Instructions to follow: Repeat every line of the data exactly, but not the pictures.

Data provided:
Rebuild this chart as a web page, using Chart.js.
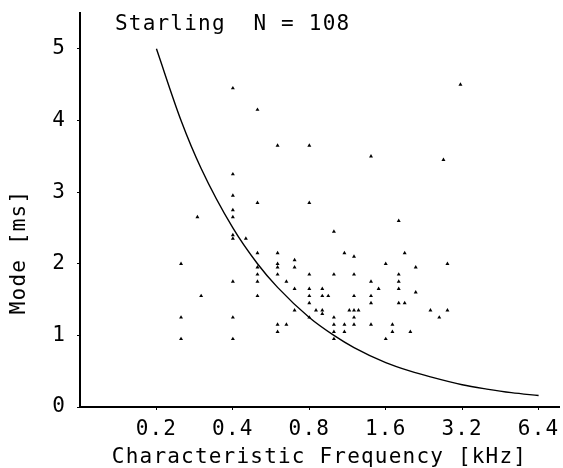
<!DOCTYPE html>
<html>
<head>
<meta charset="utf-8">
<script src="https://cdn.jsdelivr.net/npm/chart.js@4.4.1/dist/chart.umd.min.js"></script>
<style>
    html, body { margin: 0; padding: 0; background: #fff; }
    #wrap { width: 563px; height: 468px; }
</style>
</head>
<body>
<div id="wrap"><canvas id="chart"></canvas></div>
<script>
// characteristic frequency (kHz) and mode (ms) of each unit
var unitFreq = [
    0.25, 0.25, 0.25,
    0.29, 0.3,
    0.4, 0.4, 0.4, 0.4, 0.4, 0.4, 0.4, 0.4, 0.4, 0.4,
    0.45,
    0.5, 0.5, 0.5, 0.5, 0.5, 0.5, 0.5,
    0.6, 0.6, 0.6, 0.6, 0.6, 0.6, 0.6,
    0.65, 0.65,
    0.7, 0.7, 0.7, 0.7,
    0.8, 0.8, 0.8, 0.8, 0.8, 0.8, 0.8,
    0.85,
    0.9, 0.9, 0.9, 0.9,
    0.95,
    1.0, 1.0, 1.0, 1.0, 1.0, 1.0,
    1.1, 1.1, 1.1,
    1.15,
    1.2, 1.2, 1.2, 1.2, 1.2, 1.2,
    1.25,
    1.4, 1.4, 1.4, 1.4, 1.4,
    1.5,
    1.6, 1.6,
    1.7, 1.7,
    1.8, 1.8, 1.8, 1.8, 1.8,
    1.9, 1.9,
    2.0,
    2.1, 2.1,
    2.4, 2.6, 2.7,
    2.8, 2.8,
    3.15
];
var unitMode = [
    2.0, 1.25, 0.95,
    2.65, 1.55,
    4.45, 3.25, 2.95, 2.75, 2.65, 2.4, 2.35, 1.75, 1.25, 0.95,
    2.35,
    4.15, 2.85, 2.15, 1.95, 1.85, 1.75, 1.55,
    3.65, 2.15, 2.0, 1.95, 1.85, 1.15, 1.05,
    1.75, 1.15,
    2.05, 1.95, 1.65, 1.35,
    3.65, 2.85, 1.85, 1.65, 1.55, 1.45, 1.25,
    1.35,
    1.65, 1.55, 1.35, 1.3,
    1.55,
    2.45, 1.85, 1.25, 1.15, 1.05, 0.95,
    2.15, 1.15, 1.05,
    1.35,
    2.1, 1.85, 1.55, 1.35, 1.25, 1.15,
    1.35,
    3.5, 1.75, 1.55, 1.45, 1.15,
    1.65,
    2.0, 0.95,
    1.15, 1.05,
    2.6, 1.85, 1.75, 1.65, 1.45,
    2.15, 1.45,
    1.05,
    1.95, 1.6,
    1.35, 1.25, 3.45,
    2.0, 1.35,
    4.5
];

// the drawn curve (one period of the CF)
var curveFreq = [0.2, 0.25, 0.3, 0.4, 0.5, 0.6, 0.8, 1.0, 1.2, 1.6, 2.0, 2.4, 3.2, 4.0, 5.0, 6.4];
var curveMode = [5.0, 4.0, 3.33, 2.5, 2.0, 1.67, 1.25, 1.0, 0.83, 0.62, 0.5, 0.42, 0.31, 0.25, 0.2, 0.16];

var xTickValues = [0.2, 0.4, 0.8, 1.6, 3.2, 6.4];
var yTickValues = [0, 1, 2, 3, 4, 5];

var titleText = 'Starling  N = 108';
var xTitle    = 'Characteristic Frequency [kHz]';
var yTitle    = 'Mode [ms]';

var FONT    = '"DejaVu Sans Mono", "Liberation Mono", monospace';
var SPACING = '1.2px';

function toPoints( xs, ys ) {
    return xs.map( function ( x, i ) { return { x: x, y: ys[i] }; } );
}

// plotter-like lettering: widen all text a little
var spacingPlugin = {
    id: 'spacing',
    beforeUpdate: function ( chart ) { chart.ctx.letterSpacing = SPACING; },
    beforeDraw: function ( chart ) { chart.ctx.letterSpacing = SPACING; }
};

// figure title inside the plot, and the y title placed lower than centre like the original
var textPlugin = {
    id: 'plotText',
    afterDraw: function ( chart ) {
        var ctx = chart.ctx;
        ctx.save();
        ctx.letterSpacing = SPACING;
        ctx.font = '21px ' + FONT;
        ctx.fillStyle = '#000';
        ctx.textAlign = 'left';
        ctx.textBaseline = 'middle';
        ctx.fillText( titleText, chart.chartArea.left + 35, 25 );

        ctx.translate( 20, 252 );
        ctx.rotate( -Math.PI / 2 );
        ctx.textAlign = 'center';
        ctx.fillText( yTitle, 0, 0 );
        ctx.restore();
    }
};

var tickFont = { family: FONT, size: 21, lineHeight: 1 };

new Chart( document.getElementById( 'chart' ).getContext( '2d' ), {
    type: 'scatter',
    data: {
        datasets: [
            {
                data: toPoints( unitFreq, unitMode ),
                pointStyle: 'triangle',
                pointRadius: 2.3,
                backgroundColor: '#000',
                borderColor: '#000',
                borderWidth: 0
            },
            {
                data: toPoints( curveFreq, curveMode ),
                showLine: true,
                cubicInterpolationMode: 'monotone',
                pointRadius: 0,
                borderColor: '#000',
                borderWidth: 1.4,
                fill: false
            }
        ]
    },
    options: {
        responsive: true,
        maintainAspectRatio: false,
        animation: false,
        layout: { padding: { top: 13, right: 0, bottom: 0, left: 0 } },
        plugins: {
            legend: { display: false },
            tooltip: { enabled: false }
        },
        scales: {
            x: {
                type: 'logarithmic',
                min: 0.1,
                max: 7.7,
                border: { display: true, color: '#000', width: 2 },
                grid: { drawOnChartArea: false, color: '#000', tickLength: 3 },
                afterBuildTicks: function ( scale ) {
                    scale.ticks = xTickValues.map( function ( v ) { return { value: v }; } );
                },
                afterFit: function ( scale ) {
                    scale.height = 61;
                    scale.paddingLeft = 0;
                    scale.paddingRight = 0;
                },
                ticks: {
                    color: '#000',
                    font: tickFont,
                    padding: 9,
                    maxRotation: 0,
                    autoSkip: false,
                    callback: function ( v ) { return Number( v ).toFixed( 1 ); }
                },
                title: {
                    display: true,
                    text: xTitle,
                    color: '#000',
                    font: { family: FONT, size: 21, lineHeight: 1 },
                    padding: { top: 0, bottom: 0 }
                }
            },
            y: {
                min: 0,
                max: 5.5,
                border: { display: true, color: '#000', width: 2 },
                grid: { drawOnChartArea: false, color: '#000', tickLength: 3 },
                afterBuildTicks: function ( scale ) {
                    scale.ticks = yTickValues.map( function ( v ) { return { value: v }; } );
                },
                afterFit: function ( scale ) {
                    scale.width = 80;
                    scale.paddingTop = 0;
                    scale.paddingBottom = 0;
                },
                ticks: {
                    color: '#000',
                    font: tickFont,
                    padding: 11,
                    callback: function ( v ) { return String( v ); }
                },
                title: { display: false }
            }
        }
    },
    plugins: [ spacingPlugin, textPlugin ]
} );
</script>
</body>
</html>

Solution for this exercise:
Rebuild this chart as a web page, using Chart.js.
<!DOCTYPE html>
<html>
<head>
<meta charset="utf-8">
<script src="https://cdn.jsdelivr.net/npm/chart.js@4.4.1/dist/chart.umd.min.js"></script>
<style>
    html, body { margin: 0; padding: 0; background: #fff; }
    #wrap { width: 563px; height: 468px; }
</style>
</head>
<body>
<div id="wrap"><canvas id="chart"></canvas></div>
<script>
// characteristic frequency (kHz) and mode (ms) of each unit
var unitFreq = [
    0.25, 0.25, 0.25,
    0.29, 0.3,
    0.4, 0.4, 0.4, 0.4, 0.4, 0.4, 0.4, 0.4, 0.4, 0.4,
    0.45,
    0.5, 0.5, 0.5, 0.5, 0.5, 0.5, 0.5,
    0.6, 0.6, 0.6, 0.6, 0.6, 0.6, 0.6,
    0.65, 0.65,
    0.7, 0.7, 0.7, 0.7,
    0.8, 0.8, 0.8, 0.8, 0.8, 0.8, 0.8,
    0.85,
    0.9, 0.9, 0.9, 0.9,
    0.95,
    1.0, 1.0, 1.0, 1.0, 1.0, 1.0,
    1.1, 1.1, 1.1,
    1.15,
    1.2, 1.2, 1.2, 1.2, 1.2, 1.2,
    1.25,
    1.4, 1.4, 1.4, 1.4, 1.4,
    1.5,
    1.6, 1.6,
    1.7, 1.7,
    1.8, 1.8, 1.8, 1.8, 1.8,
    1.9, 1.9,
    2.0,
    2.1, 2.1,
    2.4, 2.6, 2.7,
    2.8, 2.8,
    3.15
];
var unitMode = [
    2.0, 1.25, 0.95,
    2.65, 1.55,
    4.45, 3.25, 2.95, 2.75, 2.65, 2.4, 2.35, 1.75, 1.25, 0.95,
    2.35,
    4.15, 2.85, 2.15, 1.95, 1.85, 1.75, 1.55,
    3.65, 2.15, 2.0, 1.95, 1.85, 1.15, 1.05,
    1.75, 1.15,
    2.05, 1.95, 1.65, 1.35,
    3.65, 2.85, 1.85, 1.65, 1.55, 1.45, 1.25,
    1.35,
    1.65, 1.55, 1.35, 1.3,
    1.55,
    2.45, 1.85, 1.25, 1.15, 1.05, 0.95,
    2.15, 1.15, 1.05,
    1.35,
    2.1, 1.85, 1.55, 1.35, 1.25, 1.15,
    1.35,
    3.5, 1.75, 1.55, 1.45, 1.15,
    1.65,
    2.0, 0.95,
    1.15, 1.05,
    2.6, 1.85, 1.75, 1.65, 1.45,
    2.15, 1.45,
    1.05,
    1.95, 1.6,
    1.35, 1.25, 3.45,
    2.0, 1.35,
    4.5
];

// the drawn curve (one period of the CF)
var curveFreq = [0.2, 0.25, 0.3, 0.4, 0.5, 0.6, 0.8, 1.0, 1.2, 1.6, 2.0, 2.4, 3.2, 4.0, 5.0, 6.4];
var curveMode = [5.0, 4.0, 3.33, 2.5, 2.0, 1.67, 1.25, 1.0, 0.83, 0.62, 0.5, 0.42, 0.31, 0.25, 0.2, 0.16];

var xTickValues = [0.2, 0.4, 0.8, 1.6, 3.2, 6.4];
var yTickValues = [0, 1, 2, 3, 4, 5];

var titleText = 'Starling  N = 108';
var xTitle    = 'Characteristic Frequency [kHz]';
var yTitle    = 'Mode [ms]';

var FONT    = '"DejaVu Sans Mono", "Liberation Mono", monospace';
var SPACING = '1.2px';

function toPoints( xs, ys ) {
    return xs.map( function ( x, i ) { return { x: x, y: ys[i] }; } );
}

// plotter-like lettering: widen all text a little
var spacingPlugin = {
    id: 'spacing',
    beforeUpdate: function ( chart ) { chart.ctx.letterSpacing = SPACING; },
    beforeDraw: function ( chart ) { chart.ctx.letterSpacing = SPACING; }
};

// figure title inside the plot, and the y title placed lower than centre like the original
var textPlugin = {
    id: 'plotText',
    afterDraw: function ( chart ) {
        var ctx = chart.ctx;
        ctx.save();
        ctx.letterSpacing = SPACING;
        ctx.font = '21px ' + FONT;
        ctx.fillStyle = '#000';
        ctx.textAlign = 'left';
        ctx.textBaseline = 'middle';
        ctx.fillText( titleText, chart.chartArea.left + 35, 25 );

        ctx.translate( 20, 252 );
        ctx.rotate( -Math.PI / 2 );
        ctx.textAlign = 'center';
        ctx.fillText( yTitle, 0, 0 );
        ctx.restore();
    }
};

var tickFont = { family: FONT, size: 21, lineHeight: 1 };

new Chart( document.getElementById( 'chart' ).getContext( '2d' ), {
    type: 'scatter',
    data: {
        datasets: [
            {
                data: toPoints( unitFreq, unitMode ),
                pointStyle: 'triangle',
                pointRadius: 2.3,
                backgroundColor: '#000',
                borderColor: '#000',
                borderWidth: 0
            },
            {
                data: toPoints( curveFreq, curveMode ),
                showLine: true,
                cubicInterpolationMode: 'monotone',
                pointRadius: 0,
                borderColor: '#000',
                borderWidth: 1.4,
                fill: false
            }
        ]
    },
    options: {
        responsive: true,
        maintainAspectRatio: false,
        animation: false,
        layout: { padding: { top: 13, right: 0, bottom: 0, left: 0 } },
        plugins: {
            legend: { display: false },
            tooltip: { enabled: false }
        },
        scales: {
            x: {
                type: 'logarithmic',
                min: 0.1,
                max: 7.7,
                border: { display: true, color: '#000', width: 2 },
                grid: { drawOnChartArea: false, color: '#000', tickLength: 3 },
                afterBuildTicks: function ( scale ) {
                    scale.ticks = xTickValues.map( function ( v ) { return { value: v }; } );
                },
                afterFit: function ( scale ) {
                    scale.height = 61;
                    scale.paddingLeft = 0;
                    scale.paddingRight = 0;
                },
                ticks: {
                    color: '#000',
                    font: tickFont,
                    padding: 9,
                    maxRotation: 0,
                    autoSkip: false,
                    callback: function ( v ) { return Number( v ).toFixed( 1 ); }
                },
                title: {
                    display: true,
                    text: xTitle,
                    color: '#000',
                    font: { family: FONT, size: 21, lineHeight: 1 },
                    padding: { top: 0, bottom: 0 }
                }
            },
            y: {
                min: 0,
                max: 5.5,
                border: { display: true, color: '#000', width: 2 },
                grid: { drawOnChartArea: false, color: '#000', tickLength: 3 },
                afterBuildTicks: function ( scale ) {
                    scale.ticks = yTickValues.map( function ( v ) { return { value: v }; } );
                },
                afterFit: function ( scale ) {
                    scale.width = 80;
                    scale.paddingTop = 0;
                    scale.paddingBottom = 0;
                },
                ticks: {
                    color: '#000',
                    font: tickFont,
                    padding: 11,
                    callback: function ( v ) { return String( v ); }
                },
                title: { display: false }
            }
        }
    },
    plugins: [ spacingPlugin, textPlugin ]
} );
</script>
</body>
</html>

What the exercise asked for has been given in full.